▶ [SET PROBLEM]
Go through the records and extract every line with the word "code".

____________

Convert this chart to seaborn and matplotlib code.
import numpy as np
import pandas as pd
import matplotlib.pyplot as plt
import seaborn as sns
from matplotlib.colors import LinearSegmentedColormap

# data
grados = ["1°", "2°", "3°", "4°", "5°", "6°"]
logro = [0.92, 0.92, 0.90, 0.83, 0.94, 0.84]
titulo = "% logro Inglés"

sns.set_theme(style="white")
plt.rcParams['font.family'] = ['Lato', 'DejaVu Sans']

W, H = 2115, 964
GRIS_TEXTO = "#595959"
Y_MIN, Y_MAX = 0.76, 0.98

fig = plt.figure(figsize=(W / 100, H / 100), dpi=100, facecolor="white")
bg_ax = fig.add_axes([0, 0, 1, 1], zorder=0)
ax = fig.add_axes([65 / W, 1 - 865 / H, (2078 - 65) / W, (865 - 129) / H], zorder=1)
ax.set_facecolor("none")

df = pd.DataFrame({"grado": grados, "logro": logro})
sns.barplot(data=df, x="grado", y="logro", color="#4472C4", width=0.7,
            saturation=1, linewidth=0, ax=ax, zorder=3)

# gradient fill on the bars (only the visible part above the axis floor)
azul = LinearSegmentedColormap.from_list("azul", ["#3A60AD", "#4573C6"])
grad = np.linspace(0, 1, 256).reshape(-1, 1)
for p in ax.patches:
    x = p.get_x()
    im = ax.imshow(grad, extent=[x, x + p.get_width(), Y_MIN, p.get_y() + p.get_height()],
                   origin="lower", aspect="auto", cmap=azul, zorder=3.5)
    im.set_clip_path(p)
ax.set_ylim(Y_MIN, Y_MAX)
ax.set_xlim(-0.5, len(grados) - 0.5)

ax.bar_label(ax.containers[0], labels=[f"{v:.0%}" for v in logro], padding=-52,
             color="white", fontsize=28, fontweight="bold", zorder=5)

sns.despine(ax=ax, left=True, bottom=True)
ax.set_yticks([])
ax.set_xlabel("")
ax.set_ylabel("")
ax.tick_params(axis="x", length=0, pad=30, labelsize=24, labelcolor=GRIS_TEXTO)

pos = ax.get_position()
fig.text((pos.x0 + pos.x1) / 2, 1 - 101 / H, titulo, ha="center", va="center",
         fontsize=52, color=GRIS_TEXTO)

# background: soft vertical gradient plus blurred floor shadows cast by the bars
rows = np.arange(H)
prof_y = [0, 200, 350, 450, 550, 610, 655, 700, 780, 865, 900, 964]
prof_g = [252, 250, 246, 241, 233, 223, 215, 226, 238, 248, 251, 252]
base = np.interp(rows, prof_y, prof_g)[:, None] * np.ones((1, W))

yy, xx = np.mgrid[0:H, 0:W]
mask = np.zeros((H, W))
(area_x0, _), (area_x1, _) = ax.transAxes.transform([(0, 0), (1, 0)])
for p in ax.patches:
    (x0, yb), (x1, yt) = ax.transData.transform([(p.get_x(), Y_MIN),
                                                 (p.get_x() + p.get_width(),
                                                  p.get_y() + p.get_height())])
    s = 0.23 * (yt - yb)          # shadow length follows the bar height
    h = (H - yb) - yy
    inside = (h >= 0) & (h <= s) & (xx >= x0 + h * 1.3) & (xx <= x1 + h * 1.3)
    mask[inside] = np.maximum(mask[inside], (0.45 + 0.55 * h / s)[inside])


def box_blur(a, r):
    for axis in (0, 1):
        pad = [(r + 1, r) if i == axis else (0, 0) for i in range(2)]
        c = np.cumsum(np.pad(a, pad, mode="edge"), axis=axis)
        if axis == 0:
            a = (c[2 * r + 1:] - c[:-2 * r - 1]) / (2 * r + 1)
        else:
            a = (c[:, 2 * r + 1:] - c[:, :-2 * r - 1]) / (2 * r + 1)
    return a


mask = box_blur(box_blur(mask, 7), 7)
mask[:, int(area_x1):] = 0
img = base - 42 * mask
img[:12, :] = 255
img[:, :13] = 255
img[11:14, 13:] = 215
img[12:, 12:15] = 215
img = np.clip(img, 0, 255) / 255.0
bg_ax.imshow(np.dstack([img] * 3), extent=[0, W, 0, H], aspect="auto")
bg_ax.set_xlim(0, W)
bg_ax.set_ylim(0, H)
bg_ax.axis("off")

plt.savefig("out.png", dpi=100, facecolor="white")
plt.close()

____________

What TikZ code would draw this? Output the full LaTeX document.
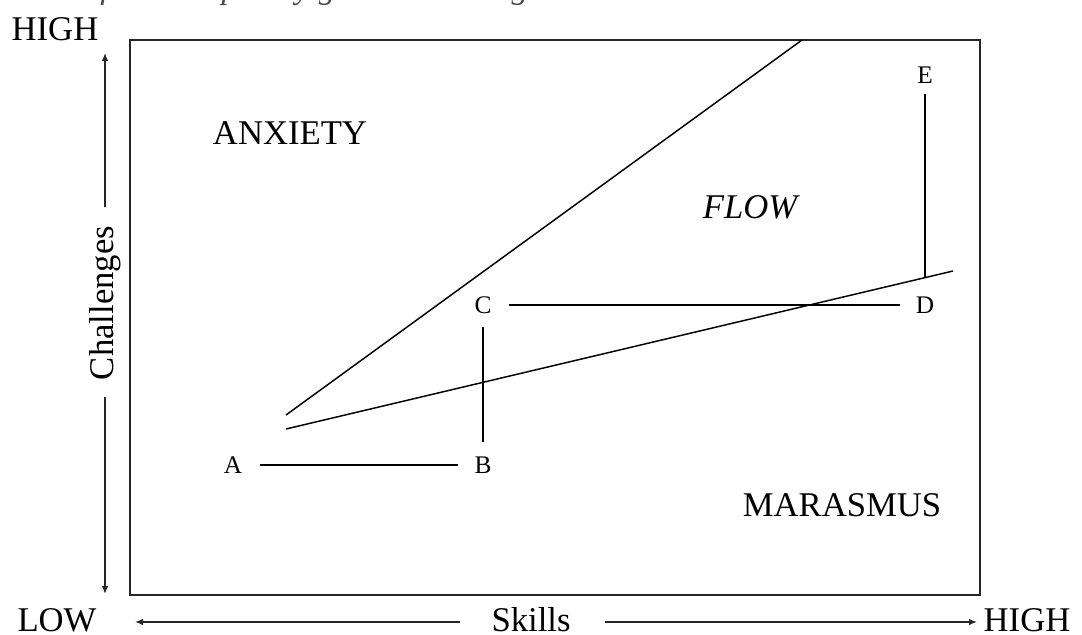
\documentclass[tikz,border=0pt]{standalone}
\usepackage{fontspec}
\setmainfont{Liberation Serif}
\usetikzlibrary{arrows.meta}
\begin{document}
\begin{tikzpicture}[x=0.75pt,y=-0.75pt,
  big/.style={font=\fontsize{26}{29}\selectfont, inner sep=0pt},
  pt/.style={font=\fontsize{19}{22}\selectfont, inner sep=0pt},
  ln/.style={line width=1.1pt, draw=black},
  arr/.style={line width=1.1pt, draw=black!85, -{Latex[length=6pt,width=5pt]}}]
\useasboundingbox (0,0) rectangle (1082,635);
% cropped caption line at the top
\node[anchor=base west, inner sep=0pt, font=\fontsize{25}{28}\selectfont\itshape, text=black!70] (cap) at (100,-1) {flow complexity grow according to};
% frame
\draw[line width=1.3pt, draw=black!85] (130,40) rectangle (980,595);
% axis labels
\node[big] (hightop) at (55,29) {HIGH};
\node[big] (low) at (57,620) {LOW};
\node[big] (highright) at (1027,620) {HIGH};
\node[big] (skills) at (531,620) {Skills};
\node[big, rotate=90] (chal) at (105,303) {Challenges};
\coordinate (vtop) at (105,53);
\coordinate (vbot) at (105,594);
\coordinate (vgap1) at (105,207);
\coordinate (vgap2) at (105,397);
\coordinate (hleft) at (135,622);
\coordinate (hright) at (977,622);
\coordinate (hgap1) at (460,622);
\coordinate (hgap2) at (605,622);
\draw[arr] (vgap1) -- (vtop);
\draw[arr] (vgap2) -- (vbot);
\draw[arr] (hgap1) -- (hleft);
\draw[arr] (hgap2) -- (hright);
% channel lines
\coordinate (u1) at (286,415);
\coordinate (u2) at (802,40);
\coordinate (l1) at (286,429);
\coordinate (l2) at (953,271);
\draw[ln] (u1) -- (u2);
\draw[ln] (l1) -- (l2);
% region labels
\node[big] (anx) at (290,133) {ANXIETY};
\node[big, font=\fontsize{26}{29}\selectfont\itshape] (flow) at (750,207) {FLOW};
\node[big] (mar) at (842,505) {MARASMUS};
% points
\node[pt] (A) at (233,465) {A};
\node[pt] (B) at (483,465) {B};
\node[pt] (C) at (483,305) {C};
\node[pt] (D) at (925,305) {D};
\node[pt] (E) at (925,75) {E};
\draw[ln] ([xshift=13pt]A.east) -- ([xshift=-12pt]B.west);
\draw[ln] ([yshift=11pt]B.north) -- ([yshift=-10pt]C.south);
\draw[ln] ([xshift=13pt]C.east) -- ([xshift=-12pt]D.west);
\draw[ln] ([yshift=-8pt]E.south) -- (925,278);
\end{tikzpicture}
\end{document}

____________

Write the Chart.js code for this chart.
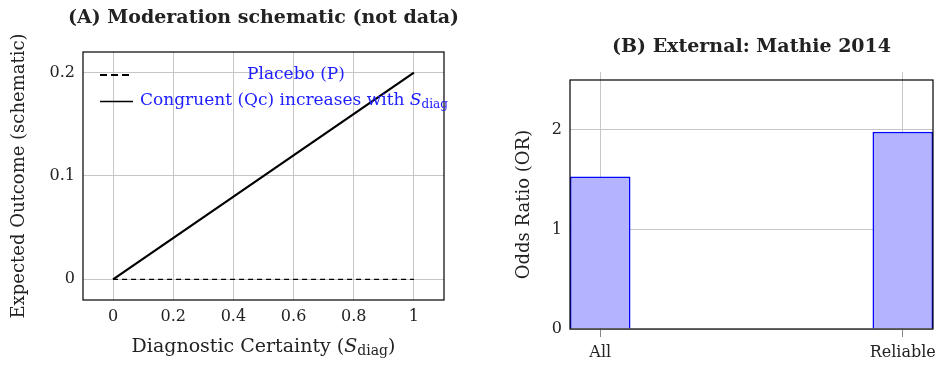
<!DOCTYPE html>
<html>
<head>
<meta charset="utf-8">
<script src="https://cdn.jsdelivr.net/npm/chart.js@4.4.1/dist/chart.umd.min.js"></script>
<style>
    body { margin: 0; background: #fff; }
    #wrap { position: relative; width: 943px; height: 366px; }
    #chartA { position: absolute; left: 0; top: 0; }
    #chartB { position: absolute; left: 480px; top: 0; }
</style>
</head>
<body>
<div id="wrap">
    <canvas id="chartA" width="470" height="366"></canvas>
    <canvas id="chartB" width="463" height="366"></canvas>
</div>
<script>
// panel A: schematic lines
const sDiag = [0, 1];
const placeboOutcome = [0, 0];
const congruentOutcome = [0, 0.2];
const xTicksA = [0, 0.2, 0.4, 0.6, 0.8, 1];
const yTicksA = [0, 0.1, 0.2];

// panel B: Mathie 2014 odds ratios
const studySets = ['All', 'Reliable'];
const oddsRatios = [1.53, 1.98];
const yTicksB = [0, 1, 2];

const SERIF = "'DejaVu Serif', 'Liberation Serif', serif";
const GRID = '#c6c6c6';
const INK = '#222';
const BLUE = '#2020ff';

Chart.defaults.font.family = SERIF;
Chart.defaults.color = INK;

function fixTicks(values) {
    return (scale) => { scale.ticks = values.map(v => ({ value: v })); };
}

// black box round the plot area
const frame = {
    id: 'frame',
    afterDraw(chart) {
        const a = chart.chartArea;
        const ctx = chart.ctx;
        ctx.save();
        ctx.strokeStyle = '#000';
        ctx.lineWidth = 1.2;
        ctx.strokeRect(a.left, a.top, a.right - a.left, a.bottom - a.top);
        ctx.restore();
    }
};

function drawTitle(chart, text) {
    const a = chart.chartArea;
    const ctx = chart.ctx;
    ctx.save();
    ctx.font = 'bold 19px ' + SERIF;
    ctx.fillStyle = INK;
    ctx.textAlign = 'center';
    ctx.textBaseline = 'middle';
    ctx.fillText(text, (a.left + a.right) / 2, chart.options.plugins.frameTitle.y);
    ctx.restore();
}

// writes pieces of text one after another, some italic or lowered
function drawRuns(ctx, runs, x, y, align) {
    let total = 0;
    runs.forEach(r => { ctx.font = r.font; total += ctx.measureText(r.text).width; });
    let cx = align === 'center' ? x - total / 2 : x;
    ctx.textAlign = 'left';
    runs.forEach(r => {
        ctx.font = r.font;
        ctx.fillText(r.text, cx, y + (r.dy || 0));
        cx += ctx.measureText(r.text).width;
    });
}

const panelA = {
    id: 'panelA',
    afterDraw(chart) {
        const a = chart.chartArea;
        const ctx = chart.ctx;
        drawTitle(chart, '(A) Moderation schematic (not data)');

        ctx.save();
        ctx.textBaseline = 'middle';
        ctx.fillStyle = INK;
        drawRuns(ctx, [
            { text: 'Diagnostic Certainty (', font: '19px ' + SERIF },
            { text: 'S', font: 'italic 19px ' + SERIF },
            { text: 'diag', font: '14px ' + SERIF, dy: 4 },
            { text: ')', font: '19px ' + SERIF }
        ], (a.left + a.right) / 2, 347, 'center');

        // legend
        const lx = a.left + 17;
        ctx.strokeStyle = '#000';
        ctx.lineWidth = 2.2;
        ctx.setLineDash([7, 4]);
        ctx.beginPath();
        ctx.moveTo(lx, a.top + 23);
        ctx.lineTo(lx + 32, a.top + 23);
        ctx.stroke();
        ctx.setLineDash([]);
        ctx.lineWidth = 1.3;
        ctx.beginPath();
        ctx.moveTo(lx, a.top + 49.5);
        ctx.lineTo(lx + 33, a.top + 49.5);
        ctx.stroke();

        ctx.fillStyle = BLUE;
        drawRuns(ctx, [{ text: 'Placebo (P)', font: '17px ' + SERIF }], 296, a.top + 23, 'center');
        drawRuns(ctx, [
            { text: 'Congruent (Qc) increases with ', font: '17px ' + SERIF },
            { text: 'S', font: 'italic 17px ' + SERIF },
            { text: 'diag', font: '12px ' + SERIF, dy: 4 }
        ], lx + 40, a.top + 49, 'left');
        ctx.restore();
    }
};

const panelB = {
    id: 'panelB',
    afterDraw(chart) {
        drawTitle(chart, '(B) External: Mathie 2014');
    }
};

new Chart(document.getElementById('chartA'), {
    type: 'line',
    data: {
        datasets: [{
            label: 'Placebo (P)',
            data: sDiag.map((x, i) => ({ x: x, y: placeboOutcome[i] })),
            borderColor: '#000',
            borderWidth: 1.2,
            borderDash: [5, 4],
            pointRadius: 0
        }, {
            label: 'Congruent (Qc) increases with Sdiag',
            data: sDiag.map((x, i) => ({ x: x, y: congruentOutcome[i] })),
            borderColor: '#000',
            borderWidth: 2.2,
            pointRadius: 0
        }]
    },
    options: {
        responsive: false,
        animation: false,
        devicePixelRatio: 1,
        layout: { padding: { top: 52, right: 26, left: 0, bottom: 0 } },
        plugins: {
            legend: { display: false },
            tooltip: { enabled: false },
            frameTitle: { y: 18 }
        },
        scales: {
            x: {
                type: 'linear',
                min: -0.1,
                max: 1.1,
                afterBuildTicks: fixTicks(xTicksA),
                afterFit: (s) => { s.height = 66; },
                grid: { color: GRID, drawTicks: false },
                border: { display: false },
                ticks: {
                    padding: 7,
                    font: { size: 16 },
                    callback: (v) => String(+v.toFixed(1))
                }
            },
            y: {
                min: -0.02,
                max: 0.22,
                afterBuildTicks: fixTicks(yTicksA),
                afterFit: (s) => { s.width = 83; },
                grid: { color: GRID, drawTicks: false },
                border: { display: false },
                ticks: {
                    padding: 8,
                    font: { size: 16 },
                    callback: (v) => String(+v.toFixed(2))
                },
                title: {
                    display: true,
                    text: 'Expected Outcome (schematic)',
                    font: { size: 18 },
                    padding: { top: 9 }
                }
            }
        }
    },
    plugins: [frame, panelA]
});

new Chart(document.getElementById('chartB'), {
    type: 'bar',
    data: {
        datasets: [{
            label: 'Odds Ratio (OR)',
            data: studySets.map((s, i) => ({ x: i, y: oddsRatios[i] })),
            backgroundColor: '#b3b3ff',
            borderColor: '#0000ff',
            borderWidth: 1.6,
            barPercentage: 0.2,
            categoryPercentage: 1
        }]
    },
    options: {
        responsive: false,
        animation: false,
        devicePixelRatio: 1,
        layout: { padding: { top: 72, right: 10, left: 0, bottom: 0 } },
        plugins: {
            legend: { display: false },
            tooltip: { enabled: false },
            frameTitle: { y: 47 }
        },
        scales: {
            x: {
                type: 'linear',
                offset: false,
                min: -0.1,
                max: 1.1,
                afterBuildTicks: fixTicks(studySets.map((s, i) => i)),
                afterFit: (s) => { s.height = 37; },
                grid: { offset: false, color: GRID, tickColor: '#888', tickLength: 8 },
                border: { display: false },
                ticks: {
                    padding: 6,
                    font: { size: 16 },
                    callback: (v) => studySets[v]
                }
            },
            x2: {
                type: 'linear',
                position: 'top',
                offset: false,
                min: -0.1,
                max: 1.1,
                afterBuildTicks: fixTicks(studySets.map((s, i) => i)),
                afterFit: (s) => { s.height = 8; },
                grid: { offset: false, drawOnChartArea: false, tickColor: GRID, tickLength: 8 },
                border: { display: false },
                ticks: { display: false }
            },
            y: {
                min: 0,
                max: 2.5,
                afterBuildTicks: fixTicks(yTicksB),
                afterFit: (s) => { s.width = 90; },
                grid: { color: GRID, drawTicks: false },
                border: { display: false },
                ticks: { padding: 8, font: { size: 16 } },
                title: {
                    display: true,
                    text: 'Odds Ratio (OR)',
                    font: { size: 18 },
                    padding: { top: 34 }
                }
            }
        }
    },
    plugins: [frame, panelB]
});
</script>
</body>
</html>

____________

▶ [FINAL RESULT]
Convert this chart to seaborn and matplotlib code.
What TikZ code would draw this? Output the full LaTeX document.
Write the Chart.js code for this chart.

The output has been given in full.